The following morning I decide to have a Rest Day in Vinh, before what I think will be four days of cycling to take me up to New Year and the Tết Holiday. I try to contact a couple of Vinh locals on Couchsurfing, but in the end it’s an Algerian teacher named Amine who gets back to me. He tells me he’s a vegan, so we arrange to meet up at a vegetarian cafe about ten minutes walk from where I’m staying.

When I get there it turns out he’s not a vegan at all. He’s not even vegetarian. He’s a Muslim. He tells me he only pretends he’s vegan because he finds it too difficult explaining to Vietnamese that he can’t eat pork or that he needs Halal meat. He’s not fanatically religious though, and says as a teenager he stopped going to mosque for about ten years because he always questioned why he had to behave in a certain way. He wouldn’t just settle for the fact that the Koran told him not to eat pork, he always wanted to know WHY. This search for reasons led to many conflicts with a frustrated Imam, and to Amine becoming disillusioned with his religion. In the end he drifted back into it of his own accord in his early twenties. Nowadays he says that most things in the Koran do actually have a reason behind them, so consequently he’s happy to follow them. Fair Enough. I can respect that a lot more than someone who just blindly follows what they’re told to believe.

We have a rice meal, with all the side dishes coming in the form of veggies or tofu, which is a pleasant change for me after all my recent meat consumption. Amine is here in Vietnam teaching English, and his big ambition is to open his own language school once he returns to Algeria. For New Year he’s hoping to hitch-hike his way down to the big coastal city of Da Nang, which should be easy enough for him. It will also be much quicker and a lot more comfortable than cycling

I leave Vinh the next day on a long straight-ish road out of town, cross over a river and stop for breakfast within twenty minutes of setting off. A Plastic Chair Cafe under a highway overpass provides the setting for my usual Bún (noodle soup) breakfast. On this occasion it’s beef noodle soup, which is a simple and filling meal, although starting to become a trifle monotonous.

Today I manage to get off the main QL1A road for a while and through a hilly, forested area. Outside one village there are a handful of water buffalo grazing next to a track that leads from the highway. I pull onto the track to take some pictures of the beasts, but I’m still a bit wary of them and don’t venture too close. They look like they’re tied to a fence, but I can’t be too sure. Part of me thinks they might have much the same characteristics as Highland Cows – horned and potentially fearsome, but just docile old stoners in reality. Some on-line research has told me that domesticated and wild water buffalo are actually a separate species. Nonetheless, If I’m ever in a position to tell the difference, then that will probably be too close.

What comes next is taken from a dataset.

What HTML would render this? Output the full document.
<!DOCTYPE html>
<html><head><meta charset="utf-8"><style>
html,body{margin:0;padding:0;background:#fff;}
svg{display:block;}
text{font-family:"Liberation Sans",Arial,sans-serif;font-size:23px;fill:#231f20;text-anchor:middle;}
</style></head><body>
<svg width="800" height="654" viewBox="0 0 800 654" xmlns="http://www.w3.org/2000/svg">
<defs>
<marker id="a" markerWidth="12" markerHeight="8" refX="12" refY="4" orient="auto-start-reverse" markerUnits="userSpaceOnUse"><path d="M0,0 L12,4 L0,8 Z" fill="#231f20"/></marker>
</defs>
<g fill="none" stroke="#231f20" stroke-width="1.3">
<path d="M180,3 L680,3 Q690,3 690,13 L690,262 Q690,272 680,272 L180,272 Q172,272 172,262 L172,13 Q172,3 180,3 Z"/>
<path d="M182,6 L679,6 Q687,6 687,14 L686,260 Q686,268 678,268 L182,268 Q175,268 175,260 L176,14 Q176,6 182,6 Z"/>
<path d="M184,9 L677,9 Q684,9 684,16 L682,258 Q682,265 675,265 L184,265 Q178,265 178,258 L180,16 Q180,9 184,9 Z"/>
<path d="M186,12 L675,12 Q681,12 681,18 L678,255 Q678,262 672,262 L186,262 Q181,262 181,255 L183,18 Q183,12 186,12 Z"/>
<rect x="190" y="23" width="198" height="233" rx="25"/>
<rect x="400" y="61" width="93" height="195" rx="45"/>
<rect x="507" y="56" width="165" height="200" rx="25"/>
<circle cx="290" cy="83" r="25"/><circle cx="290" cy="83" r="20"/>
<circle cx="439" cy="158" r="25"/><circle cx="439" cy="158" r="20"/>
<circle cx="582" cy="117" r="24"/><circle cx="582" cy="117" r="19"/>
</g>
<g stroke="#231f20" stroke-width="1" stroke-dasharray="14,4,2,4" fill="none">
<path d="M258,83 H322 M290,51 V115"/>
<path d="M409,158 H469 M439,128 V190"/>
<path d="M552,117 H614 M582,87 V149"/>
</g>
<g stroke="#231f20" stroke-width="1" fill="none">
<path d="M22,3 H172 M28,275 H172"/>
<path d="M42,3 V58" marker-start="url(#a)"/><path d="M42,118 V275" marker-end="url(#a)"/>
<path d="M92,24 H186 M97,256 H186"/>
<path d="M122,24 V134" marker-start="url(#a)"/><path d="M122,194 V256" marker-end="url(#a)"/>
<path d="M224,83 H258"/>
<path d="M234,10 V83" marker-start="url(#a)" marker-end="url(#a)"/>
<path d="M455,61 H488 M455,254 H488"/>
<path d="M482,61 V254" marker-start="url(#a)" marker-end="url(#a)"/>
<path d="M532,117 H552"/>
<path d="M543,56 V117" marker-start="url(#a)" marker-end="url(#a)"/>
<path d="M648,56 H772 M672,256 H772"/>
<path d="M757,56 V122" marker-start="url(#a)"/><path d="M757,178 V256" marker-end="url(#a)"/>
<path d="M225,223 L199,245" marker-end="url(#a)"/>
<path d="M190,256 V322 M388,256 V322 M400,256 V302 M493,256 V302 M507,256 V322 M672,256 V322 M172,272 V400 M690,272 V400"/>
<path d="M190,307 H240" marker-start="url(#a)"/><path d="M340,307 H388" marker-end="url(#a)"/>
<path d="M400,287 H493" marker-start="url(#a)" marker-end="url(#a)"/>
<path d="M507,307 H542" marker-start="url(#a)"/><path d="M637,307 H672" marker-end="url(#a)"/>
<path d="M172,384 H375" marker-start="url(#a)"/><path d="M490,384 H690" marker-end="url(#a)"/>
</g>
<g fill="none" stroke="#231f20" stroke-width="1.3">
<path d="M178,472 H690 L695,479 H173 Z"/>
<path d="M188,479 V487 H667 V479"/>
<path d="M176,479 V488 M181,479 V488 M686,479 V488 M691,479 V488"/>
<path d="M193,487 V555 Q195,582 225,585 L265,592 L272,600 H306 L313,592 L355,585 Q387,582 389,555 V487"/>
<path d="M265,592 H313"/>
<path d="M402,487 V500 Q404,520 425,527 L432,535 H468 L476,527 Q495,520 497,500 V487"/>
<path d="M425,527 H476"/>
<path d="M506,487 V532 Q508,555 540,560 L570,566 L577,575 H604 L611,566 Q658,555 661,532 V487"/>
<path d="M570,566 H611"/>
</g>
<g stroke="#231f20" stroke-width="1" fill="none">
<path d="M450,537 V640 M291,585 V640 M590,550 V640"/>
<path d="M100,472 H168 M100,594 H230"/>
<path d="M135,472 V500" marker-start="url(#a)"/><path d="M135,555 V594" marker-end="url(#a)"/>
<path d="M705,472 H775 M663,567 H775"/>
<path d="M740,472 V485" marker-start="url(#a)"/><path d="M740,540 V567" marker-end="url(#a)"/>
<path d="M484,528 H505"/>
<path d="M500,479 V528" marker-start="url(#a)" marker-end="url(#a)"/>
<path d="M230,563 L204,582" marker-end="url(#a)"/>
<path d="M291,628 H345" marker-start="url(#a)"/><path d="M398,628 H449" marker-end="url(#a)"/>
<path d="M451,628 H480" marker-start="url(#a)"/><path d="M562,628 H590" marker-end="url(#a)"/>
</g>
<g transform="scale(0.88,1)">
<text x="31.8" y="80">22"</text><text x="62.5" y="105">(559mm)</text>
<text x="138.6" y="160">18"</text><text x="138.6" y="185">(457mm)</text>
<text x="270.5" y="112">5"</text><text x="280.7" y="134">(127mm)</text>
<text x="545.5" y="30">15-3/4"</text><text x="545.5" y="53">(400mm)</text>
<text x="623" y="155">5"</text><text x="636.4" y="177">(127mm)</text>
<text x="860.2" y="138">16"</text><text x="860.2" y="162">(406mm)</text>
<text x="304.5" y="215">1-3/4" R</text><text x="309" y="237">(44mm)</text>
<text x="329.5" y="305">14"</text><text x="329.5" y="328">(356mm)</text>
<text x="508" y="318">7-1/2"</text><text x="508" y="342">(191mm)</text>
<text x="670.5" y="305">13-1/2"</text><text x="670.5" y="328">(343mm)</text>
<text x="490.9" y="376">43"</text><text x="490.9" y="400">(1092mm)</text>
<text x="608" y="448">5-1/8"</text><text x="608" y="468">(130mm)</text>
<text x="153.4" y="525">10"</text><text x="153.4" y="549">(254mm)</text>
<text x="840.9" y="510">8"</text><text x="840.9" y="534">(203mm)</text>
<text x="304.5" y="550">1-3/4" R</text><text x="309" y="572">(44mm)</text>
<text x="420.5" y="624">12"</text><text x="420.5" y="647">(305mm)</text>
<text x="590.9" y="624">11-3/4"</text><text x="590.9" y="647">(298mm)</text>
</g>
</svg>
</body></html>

Once I descend from these small hills, I’m back to cycling through acres of flat, green rice paddies. The fields are divided into rectangles and are in different stages of the growing process. Some are still only muddy fields, some have rows of small, green seedlings poking through and some are covered in taller, lush stalks. I sometimes see the rice workers riding old, clapped-out bicycles and then leaving them at the roadside while they jump off and tend to their field. It’s quite comforting to know they can just abandon their bike on the road verge and be sure it will still be there when they return. It must be tedious, back-breaking work though, spending hours bent over, ankle deep in water and replanting each seedling one by one. Most of the workers are wearing large round hats that taper into a shallow cone shape at the top to shade them from the sun. Seeing a group of rice workers in the fields, labouring under these pale-coloured conical hats is such an iconic postcard image of rural Vietnam.

I reach the busy city of Hà Tĩnh and check in to a large, plain looking hotel that has the feeling of an old communist style government building. My bike is left in the hotel lobby, chained to a luggage trolley, with the receptionist promising that she’ll keep an eye on it. In the evening I turn my attention to the issue of where I’m going to spend New Year. This is far from straightforward as virtually all businesses close for a few days over the Tết Holiday. Even finding places open for food while I’m cycling might be as big a problem as finding accommodation. In the end I manage to find a Homestay in the coastal city of Đồng Hới and book in there for two nights. This gives me two days to cover the remaining 150km, which hopefully shouldn’t be too much of a problem. The alternative to reaching Đồng Hới is that I’ll be stranded with nowhere else open at New Year if I don’t. So there’s my motivation.